:: The task ::
Reproduce each line of the material exactly, minus any picture.

:: Supplied information ::
========

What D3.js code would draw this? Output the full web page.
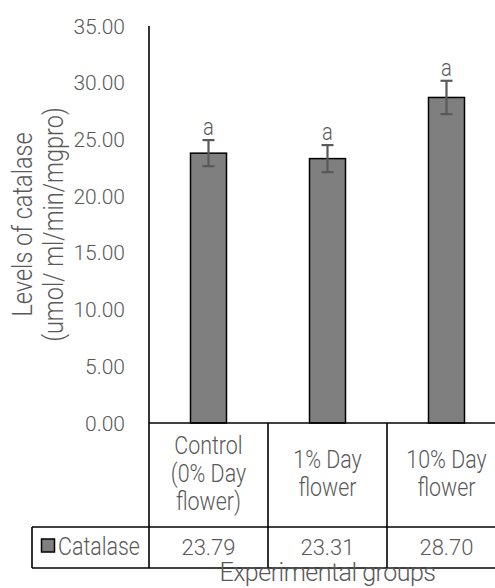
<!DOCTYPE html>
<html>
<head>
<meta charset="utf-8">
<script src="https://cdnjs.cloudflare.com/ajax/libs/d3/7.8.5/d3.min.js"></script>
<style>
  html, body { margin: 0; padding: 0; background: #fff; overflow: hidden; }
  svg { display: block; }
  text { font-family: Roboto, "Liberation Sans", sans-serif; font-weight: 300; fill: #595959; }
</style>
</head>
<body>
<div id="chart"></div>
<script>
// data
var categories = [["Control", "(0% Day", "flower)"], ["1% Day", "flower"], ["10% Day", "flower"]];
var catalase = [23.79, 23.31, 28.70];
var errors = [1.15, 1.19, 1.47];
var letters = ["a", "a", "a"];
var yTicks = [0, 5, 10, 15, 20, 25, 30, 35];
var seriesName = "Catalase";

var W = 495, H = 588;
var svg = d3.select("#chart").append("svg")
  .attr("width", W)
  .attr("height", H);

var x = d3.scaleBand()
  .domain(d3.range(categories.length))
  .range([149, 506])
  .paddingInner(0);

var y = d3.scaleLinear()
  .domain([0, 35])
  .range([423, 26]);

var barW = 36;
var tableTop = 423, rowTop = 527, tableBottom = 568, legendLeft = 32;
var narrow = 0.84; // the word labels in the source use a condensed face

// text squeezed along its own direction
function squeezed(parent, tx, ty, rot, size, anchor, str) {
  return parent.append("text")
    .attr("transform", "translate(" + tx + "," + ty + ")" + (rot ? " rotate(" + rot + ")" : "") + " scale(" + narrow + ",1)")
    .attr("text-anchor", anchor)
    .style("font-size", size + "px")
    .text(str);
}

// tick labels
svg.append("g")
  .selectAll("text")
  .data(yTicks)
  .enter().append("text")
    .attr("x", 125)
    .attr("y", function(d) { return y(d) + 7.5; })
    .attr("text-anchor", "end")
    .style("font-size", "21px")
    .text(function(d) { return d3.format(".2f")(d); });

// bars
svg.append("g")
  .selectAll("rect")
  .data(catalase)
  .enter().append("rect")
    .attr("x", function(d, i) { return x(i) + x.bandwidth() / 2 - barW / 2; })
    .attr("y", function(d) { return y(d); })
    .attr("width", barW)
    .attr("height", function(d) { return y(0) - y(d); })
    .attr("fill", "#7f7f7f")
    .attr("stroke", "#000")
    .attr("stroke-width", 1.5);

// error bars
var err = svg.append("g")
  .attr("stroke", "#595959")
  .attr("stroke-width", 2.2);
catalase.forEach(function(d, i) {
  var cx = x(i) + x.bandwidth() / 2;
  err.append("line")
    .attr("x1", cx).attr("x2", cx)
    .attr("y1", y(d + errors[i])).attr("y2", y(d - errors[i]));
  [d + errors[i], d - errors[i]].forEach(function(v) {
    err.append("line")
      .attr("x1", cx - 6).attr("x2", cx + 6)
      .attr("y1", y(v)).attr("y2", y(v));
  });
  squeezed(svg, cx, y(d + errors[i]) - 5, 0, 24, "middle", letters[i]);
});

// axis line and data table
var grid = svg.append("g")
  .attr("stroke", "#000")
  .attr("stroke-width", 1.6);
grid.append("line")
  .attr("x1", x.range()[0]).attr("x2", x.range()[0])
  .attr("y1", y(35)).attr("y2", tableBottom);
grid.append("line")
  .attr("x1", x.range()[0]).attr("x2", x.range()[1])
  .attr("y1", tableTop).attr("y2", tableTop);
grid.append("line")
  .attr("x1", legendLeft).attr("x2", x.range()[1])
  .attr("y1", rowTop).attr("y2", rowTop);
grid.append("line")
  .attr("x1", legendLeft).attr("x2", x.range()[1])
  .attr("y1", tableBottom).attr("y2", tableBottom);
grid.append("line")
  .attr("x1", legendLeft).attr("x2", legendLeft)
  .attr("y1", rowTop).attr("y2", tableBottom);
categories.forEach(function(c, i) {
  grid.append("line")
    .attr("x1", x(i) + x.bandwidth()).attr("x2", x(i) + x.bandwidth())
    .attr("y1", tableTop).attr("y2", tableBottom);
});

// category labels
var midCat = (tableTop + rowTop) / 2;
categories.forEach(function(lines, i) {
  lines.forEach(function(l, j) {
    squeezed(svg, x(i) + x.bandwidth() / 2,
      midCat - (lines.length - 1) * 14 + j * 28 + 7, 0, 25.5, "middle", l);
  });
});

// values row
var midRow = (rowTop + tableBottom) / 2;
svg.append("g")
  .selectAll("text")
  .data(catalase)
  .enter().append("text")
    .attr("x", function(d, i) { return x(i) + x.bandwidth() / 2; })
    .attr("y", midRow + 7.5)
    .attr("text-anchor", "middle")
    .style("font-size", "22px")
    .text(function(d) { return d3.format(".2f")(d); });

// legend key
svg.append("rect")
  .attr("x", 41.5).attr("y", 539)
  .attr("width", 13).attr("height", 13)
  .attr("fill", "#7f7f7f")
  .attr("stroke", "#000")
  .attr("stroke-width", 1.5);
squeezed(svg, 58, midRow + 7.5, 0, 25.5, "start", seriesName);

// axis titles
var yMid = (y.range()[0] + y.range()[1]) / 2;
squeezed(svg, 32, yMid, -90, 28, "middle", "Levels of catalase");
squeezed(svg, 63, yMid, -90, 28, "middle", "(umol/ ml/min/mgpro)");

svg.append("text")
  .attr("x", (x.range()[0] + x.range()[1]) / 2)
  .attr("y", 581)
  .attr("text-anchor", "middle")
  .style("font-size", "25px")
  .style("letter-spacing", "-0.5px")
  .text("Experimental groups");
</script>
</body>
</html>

========

:: Result below ::
What D3.js code would draw this? Output the full web page.
<!DOCTYPE html>
<html>
<head>
<meta charset="utf-8">
<script src="https://cdnjs.cloudflare.com/ajax/libs/d3/7.8.5/d3.min.js"></script>
<style>
  html, body { margin: 0; padding: 0; background: #fff; overflow: hidden; }
  svg { display: block; }
  text { font-family: Roboto, "Liberation Sans", sans-serif; font-weight: 300; fill: #595959; }
</style>
</head>
<body>
<div id="chart"></div>
<script>
// data
var categories = [["Control", "(0% Day", "flower)"], ["1% Day", "flower"], ["10% Day", "flower"]];
var catalase = [23.79, 23.31, 28.70];
var errors = [1.15, 1.19, 1.47];
var letters = ["a", "a", "a"];
var yTicks = [0, 5, 10, 15, 20, 25, 30, 35];
var seriesName = "Catalase";

var W = 495, H = 588;
var svg = d3.select("#chart").append("svg")
  .attr("width", W)
  .attr("height", H);

var x = d3.scaleBand()
  .domain(d3.range(categories.length))
  .range([149, 506])
  .paddingInner(0);

var y = d3.scaleLinear()
  .domain([0, 35])
  .range([423, 26]);

var barW = 36;
var tableTop = 423, rowTop = 527, tableBottom = 568, legendLeft = 32;
var narrow = 0.84; // the word labels in the source use a condensed face

// text squeezed along its own direction
function squeezed(parent, tx, ty, rot, size, anchor, str) {
  return parent.append("text")
    .attr("transform", "translate(" + tx + "," + ty + ")" + (rot ? " rotate(" + rot + ")" : "") + " scale(" + narrow + ",1)")
    .attr("text-anchor", anchor)
    .style("font-size", size + "px")
    .text(str);
}

// tick labels
svg.append("g")
  .selectAll("text")
  .data(yTicks)
  .enter().append("text")
    .attr("x", 125)
    .attr("y", function(d) { return y(d) + 7.5; })
    .attr("text-anchor", "end")
    .style("font-size", "21px")
    .text(function(d) { return d3.format(".2f")(d); });

// bars
svg.append("g")
  .selectAll("rect")
  .data(catalase)
  .enter().append("rect")
    .attr("x", function(d, i) { return x(i) + x.bandwidth() / 2 - barW / 2; })
    .attr("y", function(d) { return y(d); })
    .attr("width", barW)
    .attr("height", function(d) { return y(0) - y(d); })
    .attr("fill", "#7f7f7f")
    .attr("stroke", "#000")
    .attr("stroke-width", 1.5);

// error bars
var err = svg.append("g")
  .attr("stroke", "#595959")
  .attr("stroke-width", 2.2);
catalase.forEach(function(d, i) {
  var cx = x(i) + x.bandwidth() / 2;
  err.append("line")
    .attr("x1", cx).attr("x2", cx)
    .attr("y1", y(d + errors[i])).attr("y2", y(d - errors[i]));
  [d + errors[i], d - errors[i]].forEach(function(v) {
    err.append("line")
      .attr("x1", cx - 6).attr("x2", cx + 6)
      .attr("y1", y(v)).attr("y2", y(v));
  });
  squeezed(svg, cx, y(d + errors[i]) - 5, 0, 24, "middle", letters[i]);
});

// axis line and data table
var grid = svg.append("g")
  .attr("stroke", "#000")
  .attr("stroke-width", 1.6);
grid.append("line")
  .attr("x1", x.range()[0]).attr("x2", x.range()[0])
  .attr("y1", y(35)).attr("y2", tableBottom);
grid.append("line")
  .attr("x1", x.range()[0]).attr("x2", x.range()[1])
  .attr("y1", tableTop).attr("y2", tableTop);
grid.append("line")
  .attr("x1", legendLeft).attr("x2", x.range()[1])
  .attr("y1", rowTop).attr("y2", rowTop);
grid.append("line")
  .attr("x1", legendLeft).attr("x2", x.range()[1])
  .attr("y1", tableBottom).attr("y2", tableBottom);
grid.append("line")
  .attr("x1", legendLeft).attr("x2", legendLeft)
  .attr("y1", rowTop).attr("y2", tableBottom);
categories.forEach(function(c, i) {
  grid.append("line")
    .attr("x1", x(i) + x.bandwidth()).attr("x2", x(i) + x.bandwidth())
    .attr("y1", tableTop).attr("y2", tableBottom);
});

// category labels
var midCat = (tableTop + rowTop) / 2;
categories.forEach(function(lines, i) {
  lines.forEach(function(l, j) {
    squeezed(svg, x(i) + x.bandwidth() / 2,
      midCat - (lines.length - 1) * 14 + j * 28 + 7, 0, 25.5, "middle", l);
  });
});

// values row
var midRow = (rowTop + tableBottom) / 2;
svg.append("g")
  .selectAll("text")
  .data(catalase)
  .enter().append("text")
    .attr("x", function(d, i) { return x(i) + x.bandwidth() / 2; })
    .attr("y", midRow + 7.5)
    .attr("text-anchor", "middle")
    .style("font-size", "22px")
    .text(function(d) { return d3.format(".2f")(d); });

// legend key
svg.append("rect")
  .attr("x", 41.5).attr("y", 539)
  .attr("width", 13).attr("height", 13)
  .attr("fill", "#7f7f7f")
  .attr("stroke", "#000")
  .attr("stroke-width", 1.5);
squeezed(svg, 58, midRow + 7.5, 0, 25.5, "start", seriesName);

// axis titles
var yMid = (y.range()[0] + y.range()[1]) / 2;
squeezed(svg, 32, yMid, -90, 28, "middle", "Levels of catalase");
squeezed(svg, 63, yMid, -90, 28, "middle", "(umol/ ml/min/mgpro)");

svg.append("text")
  .attr("x", (x.range()[0] + x.range()[1]) / 2)
  .attr("y", 581)
  .attr("text-anchor", "middle")
  .style("font-size", "25px")
  .style("letter-spacing", "-0.5px")
  .text("Experimental groups");
</script>
</body>
</html>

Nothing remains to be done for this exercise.